◆ THE TASK
Take the lines from the beginning of the material through the line containing "from bokeh.resources import INLINE" and retype them exactly, leaving the pictures out.

** start ROWS **

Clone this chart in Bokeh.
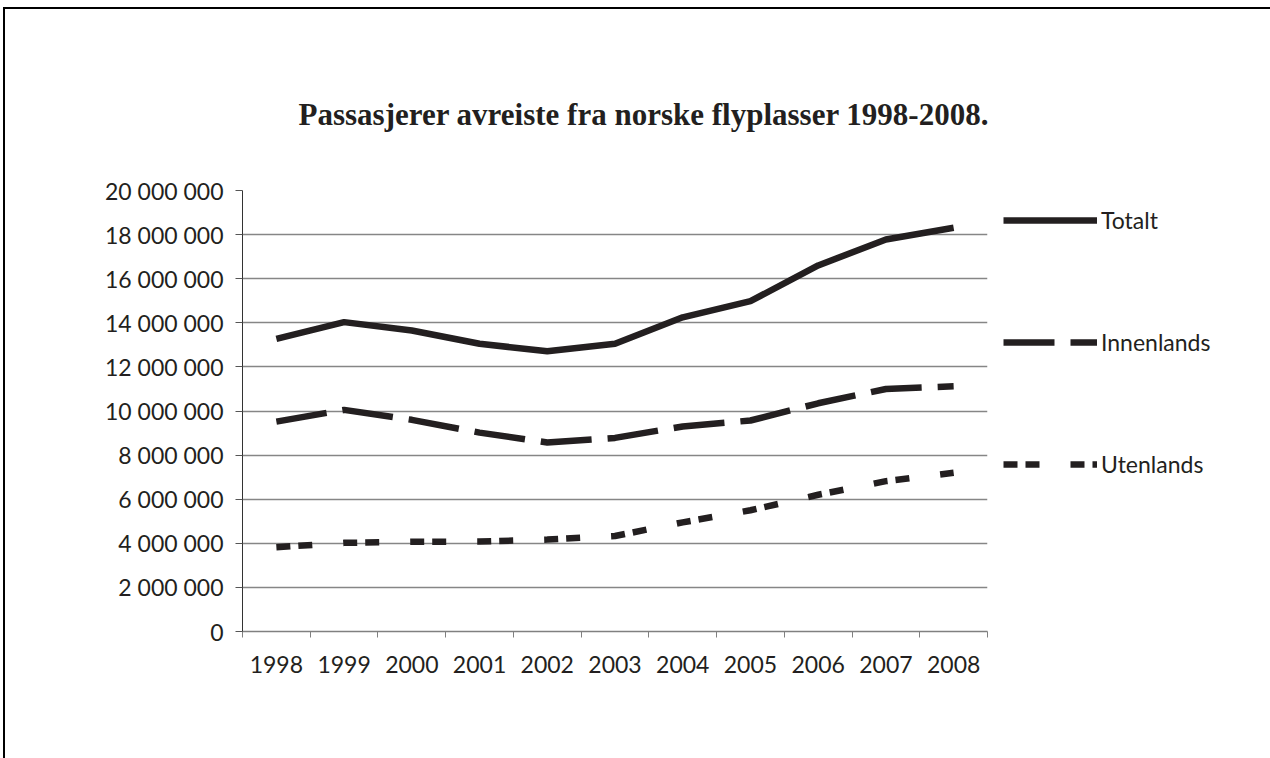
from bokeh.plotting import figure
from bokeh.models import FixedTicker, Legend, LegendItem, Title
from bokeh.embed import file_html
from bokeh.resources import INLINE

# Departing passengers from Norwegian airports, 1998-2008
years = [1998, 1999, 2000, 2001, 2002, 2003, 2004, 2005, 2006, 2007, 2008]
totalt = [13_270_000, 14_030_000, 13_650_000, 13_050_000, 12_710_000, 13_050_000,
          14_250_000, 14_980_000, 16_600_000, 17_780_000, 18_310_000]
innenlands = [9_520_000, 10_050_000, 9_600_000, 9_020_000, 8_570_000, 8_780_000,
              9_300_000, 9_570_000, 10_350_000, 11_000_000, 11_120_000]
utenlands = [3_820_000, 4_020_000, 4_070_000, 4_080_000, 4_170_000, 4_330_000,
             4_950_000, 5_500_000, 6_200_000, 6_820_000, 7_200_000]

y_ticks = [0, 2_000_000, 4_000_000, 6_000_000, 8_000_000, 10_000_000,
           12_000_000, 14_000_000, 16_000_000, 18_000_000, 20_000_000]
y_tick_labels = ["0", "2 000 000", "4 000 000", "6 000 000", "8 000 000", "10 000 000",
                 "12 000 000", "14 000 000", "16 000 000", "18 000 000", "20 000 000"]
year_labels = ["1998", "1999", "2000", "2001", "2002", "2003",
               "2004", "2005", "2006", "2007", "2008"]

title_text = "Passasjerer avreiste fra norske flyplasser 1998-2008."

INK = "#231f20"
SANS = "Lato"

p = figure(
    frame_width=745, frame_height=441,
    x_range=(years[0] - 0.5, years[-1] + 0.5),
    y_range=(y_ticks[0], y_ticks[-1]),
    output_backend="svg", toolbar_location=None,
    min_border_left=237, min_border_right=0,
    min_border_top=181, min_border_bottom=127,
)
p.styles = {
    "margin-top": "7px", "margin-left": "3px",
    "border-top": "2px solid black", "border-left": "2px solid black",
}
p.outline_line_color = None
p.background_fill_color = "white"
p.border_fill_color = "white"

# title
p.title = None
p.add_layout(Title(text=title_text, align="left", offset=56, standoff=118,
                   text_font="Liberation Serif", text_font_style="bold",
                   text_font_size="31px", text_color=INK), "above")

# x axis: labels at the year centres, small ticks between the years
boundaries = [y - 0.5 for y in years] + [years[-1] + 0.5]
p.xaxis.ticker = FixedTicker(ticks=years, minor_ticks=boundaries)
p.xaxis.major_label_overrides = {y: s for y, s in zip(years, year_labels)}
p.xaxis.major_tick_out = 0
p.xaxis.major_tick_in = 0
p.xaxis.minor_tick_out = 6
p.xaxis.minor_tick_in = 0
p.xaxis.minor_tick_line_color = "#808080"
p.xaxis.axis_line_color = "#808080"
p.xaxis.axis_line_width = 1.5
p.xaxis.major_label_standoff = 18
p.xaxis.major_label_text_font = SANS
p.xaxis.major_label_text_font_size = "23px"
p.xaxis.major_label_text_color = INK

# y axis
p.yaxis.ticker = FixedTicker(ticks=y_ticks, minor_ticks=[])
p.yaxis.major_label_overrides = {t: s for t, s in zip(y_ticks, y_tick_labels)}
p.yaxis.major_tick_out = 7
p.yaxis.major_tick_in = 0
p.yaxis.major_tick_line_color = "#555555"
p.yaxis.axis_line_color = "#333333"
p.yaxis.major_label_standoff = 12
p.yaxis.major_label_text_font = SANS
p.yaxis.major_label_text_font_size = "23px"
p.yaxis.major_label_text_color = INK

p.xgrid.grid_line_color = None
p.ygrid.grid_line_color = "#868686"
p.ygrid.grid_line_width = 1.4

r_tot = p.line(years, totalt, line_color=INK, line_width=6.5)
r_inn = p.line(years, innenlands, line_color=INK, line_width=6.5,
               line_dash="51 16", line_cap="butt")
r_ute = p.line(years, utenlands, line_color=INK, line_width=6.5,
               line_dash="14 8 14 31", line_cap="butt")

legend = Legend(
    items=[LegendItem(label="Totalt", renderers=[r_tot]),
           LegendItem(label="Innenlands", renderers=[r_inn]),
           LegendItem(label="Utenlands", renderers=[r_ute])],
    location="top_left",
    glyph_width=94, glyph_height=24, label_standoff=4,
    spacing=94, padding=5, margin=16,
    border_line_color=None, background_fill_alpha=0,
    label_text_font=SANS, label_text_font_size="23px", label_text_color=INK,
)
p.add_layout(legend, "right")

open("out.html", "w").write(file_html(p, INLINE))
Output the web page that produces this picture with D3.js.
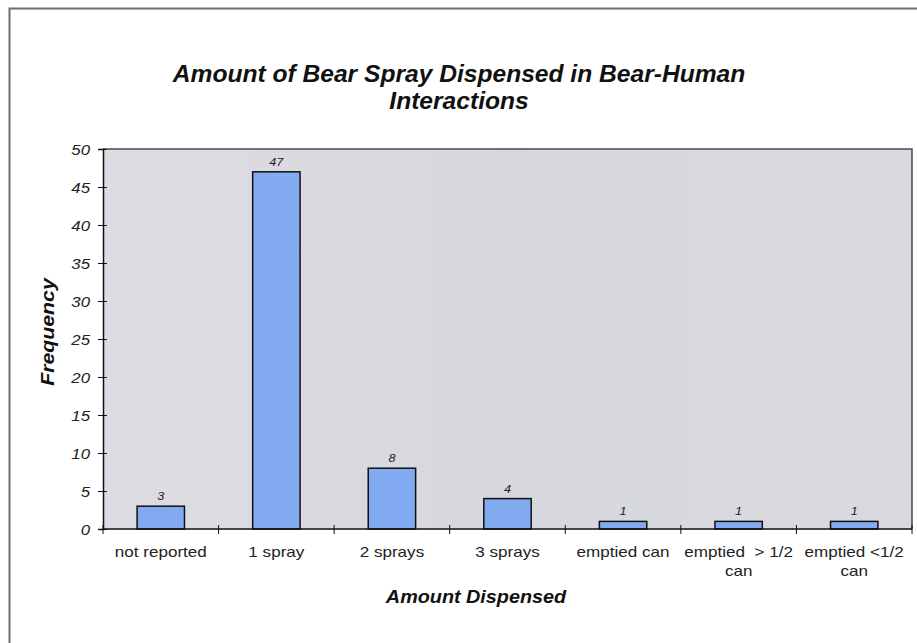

** end ROWS **

◆ TASK ANSWER
Clone this chart in Bokeh.
from bokeh.plotting import figure
from bokeh.models import FixedTicker, Legend, LegendItem, Title
from bokeh.embed import file_html
from bokeh.resources import INLINE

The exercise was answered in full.